IN THE SERVICE SECTOR, THE ABILITIES TO WORK COLLABORATIVELY AND INTERACT WITH DIFFERENT CULTURES ARE VALUED.
Courses will have to be nimble. In the service sector, the abilities to work collaboratively and interact with different cultures are valued. Any kind of regulation that seeks to regulate syllabi or courses would backfire.
SHORT AND SHARP
Any shift to short, specific courses should not be stifled by regulation. Democratisation of education is also being speeded up by technology. Online learning and self-learning is proliferating. No longer would classes be dragged down by laggards, or the less agile left behind as teachers cater to the bright students. Any state regulations that make it difficult for local private training institutes to follow these trends will be detrimental to the future of the country. Some training outfits are already operating cross border. Already the division of labour is happening in services industries, where workers do a tiny bit of work.
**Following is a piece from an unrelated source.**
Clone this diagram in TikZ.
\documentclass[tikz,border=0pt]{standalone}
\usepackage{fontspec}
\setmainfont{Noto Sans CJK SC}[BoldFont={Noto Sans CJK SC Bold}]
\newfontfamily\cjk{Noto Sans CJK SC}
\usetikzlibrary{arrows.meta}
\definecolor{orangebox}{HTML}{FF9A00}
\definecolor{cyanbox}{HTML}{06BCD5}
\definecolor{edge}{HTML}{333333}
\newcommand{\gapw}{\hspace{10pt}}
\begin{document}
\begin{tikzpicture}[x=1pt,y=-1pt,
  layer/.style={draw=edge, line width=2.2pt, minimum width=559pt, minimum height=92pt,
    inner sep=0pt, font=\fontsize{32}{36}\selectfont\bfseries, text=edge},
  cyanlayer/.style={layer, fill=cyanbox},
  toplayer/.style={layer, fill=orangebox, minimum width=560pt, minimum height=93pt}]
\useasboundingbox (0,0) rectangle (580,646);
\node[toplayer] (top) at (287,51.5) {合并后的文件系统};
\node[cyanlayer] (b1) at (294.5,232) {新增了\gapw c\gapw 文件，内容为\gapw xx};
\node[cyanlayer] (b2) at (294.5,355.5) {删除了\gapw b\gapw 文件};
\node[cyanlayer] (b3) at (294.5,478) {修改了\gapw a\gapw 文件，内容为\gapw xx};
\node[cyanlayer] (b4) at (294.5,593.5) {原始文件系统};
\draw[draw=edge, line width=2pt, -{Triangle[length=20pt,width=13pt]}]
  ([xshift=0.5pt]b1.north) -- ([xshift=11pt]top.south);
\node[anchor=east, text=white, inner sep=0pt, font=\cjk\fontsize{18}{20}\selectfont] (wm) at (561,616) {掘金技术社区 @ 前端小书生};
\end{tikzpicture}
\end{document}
In software development, and in many other areas, processes are now getting spliced up into small bits, just like it happened in mass production of hard goods. To have an education sector that cannot cope with the trend, or worse, have regulations that prevent new institutions coming up in a regulatory overkill will be the biggest mistake that the government can make.
The new rule in the U.S. aims to create new accreditation agencies that will be more nimble than the apparently stodgy ones (which are non-state agencies) that do exist. In Sri Lanka state and illiberal legislators had already stopped the country from taking part in global supply chains, with import duties and expropriation that undermined property rights which discourage capital intensive investment.
With regulatory overkill in education and taxes on credit card payments to protect domestic companies like Takas and PickMe, the state can kill the potential in the service sector as well.